Good vibes only?
Es gibt Schlimmeres. Wurden Sie schon einmal mit diesem Satz getröstet, als es Ihnen schlecht ergangen ist und Sie Kummer hatten? Oder hat jemand in Ihre Verzweiflung hinein den folgenden Satz gesagt? Kopf hoch! Das wird schon wieder.
Es könnte sein, dass da bei Ihrem Gegenüber nicht nur eine gewisse Unbeholfenheit in Sachen «Trösten», sondern auch eine toxische Positivität vorliegt. Das heisst, dass eine Person versucht, alles positiv zu deuten und immer optimistisch zu sein und dass sie deshalb negative Gefühle und Gedanken ausblendet und beiseiteschiebt.

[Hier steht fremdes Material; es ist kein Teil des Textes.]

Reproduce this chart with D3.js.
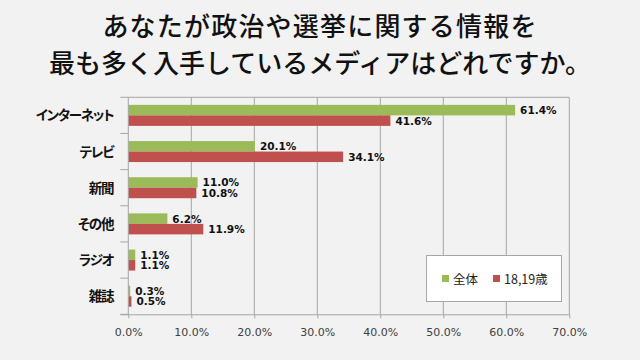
<!DOCTYPE html>
<html><head><meta charset="utf-8">
<script src="https://cdn.jsdelivr.net/npm/d3@7"></script>
<style>
html,body{margin:0;padding:0;background:#f2f2f2;}
svg{display:block;}
</style></head>
<body>
<svg id="c" width="640" height="360"></svg>
<script>
const titleLines = ["あなたが政治や選挙に関する情報を", "最も多く入手しているメディアはどれですか。"];
const categories = ["インターネット", "テレビ", "新聞", "その他", "ラジオ", "雑誌"];
const seriesNames = ["全体", "18,19歳"];
const allValues = [61.4, 20.1, 11.0, 6.2, 1.1, 0.3];
const youthValues = [41.6, 34.1, 10.8, 11.9, 1.1, 0.5];
const xTicks = [0, 10, 20, 30, 40, 50, 60, 70];
const colors = ["#9bbb59", "#c0504d"];

const svg = d3.select("#c");
const m = {left:128.3, right:569.3, top:97.3, bottom:314.3};

svg.append("rect").attr("width",640).attr("height",360).attr("fill","#f2f2f2");

const title = svg.append("text").attr("x",320).attr("text-anchor","middle")
  .attr("font-family","'Noto Sans CJK JP'").attr("font-size",26).attr("font-weight",500)
  .attr("fill","#111");
titleLines.forEach((t,i)=>{
  title.append("tspan").attr("x",320).attr("y",36+i*37)
    .attr("letter-spacing", i===0 ? 1.2 : 0).text(t);
});

const x = d3.scaleLinear().domain([0,70]).range([m.left,m.right]);
const y = d3.scaleBand().domain(categories).range([m.top,m.bottom]).paddingInner(0).paddingOuter(0);
const barH = 10.5;
const groupOff = (y.bandwidth() - 2*barH)/2;

// gridlines
svg.append("g").selectAll("line").data(xTicks.slice(1)).join("line")
  .attr("x1",d=>x(d)).attr("x2",d=>x(d)).attr("y1",m.top).attr("y2",m.bottom)
  .attr("stroke","#a6a6a6").attr("stroke-width",1);
// top border
svg.append("line").attr("x1",m.left).attr("x2",m.right).attr("y1",m.top).attr("y2",m.top)
  .attr("stroke","#a6a6a6");

// bars
const series = [allValues, youthValues];
series.forEach((vals,si)=>{
  svg.append("g").selectAll("rect").data(categories).join("rect")
    .attr("x",x(0))
    .attr("y",d=>y(d)+groupOff+si*barH)
    .attr("width",(d,i)=>x(vals[i])-x(0))
    .attr("height",barH)
    .attr("fill",colors[si]);
  svg.append("g").selectAll("text").data(categories).join("text")
    .attr("x",(d,i)=>x(vals[i])+5)
    .attr("y",d=>y(d)+groupOff+si*barH+barH/2+4)
    .attr("font-family","'DejaVu Sans'").attr("font-weight","bold").attr("font-size",10.5)
    .attr("fill","#111")
    .text((d,i)=>vals[i].toFixed(1)+"%");
});

// x axis
const xAxis = d3.axisBottom(x).tickValues(xTicks).tickSize(4).tickFormat(d=>d.toFixed(1)+"%");
const gx = svg.append("g").attr("transform",`translate(0,${m.bottom})`).call(xAxis);
gx.select(".domain").attr("stroke","#a6a6a6").attr("d",`M${m.left-8},0.5H${m.right}`);
gx.selectAll(".tick line").attr("stroke","#a6a6a6");
gx.selectAll(".tick text").attr("font-family","'DejaVu Sans'").attr("font-size",11)
  .attr("fill","#404040").attr("dy","1.3em");

// y axis
const gy = svg.append("g").attr("transform",`translate(${m.left},0)`);
gy.append("line").attr("x1",0).attr("x2",0).attr("y1",m.top).attr("y2",m.bottom).attr("stroke","#a6a6a6");
const bounds = d3.range(categories.length+1).map(i=>m.top+i*y.bandwidth());
gy.selectAll("line.t").data(bounds).join("line").attr("class","t")
  .attr("x1",-8).attr("x2",0).attr("y1",d=>d).attr("y2",d=>d).attr("stroke","#a6a6a6");
gy.selectAll("text").data(categories).join("text")
  .attr("x",-15).attr("y",d=>y(d)+y.bandwidth()/2+5)
  .attr("text-anchor","end")
  .attr("font-family","'Noto Sans CJK JP'").attr("font-weight","bold").attr("font-size",13.5)
  .attr("letter-spacing",-1.2)
  .style("font-feature-settings","'palt'")
  .attr("fill","#111").text(d=>d);

// legend
const lg = svg.append("g");
lg.append("rect").attr("x",426.5).attr("y",255.5).attr("width",135).attr("height",46)
  .attr("fill","#fff").attr("stroke","#a6a6a6");
const legX = [442, 493];
seriesNames.forEach((n,i)=>{
  lg.append("rect").attr("x",legX[i]).attr("y",275).attr("width",7).attr("height",7).attr("fill",colors[i]);
  lg.append("text").attr("x",legX[i]+11).attr("y",283.5)
    .attr("font-family","'Noto Sans CJK JP'").attr("font-size",12.5).attr("fill","#222").text(n);
});
</script>
</body></html>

Auf der einen Seite wissen wir: Wer mit einem positiven Blick durchs Leben geht, hat viele Vorteile. Studien deuten darauf hin, dass Optimisten eine grössere Zufriedenheit verspüren, mit einem gesünderen Herzen leben und eine höhere Lebenerwartung haben. Auf der anderen Seite ist klar: das gilt nur dann, wenn der Optimismus nicht toxisch wird und wenn einem «good vibes only» nicht übergestülpt werden. Von anderen Menschen verordnete Zuversicht kann nämlich dazu führen, dass das Leid, das eine Person gerade durchlebt, relativiert wird.
Dabei gehören «bad vibes», schlechte Zeiten und Momente, in denen man glaubt, es gehe nicht weiter, zum Leben dazu. In den Psalmen des Alten Testaments wird dies ganz selbstverständlich ausgelebt. Rund ein Drittel aller Psalmen sind sogenannte Klagepsalmen, in denen Beterinnen und Beter ihr Elend, ihre Verlassenheit, ihre Sorgen, ihren Schmerz, ihre Not herausrufen und alles ihrem Gott vor die Füsse werfen. Dabei wenden sie sich nicht ab von Gott, sondern erfahren gerade in der Klage Trost und Zuversicht. Sie erkennen: Auch wenn zur Zeit alles echt hart ist, Gott lässt mich nicht fallen.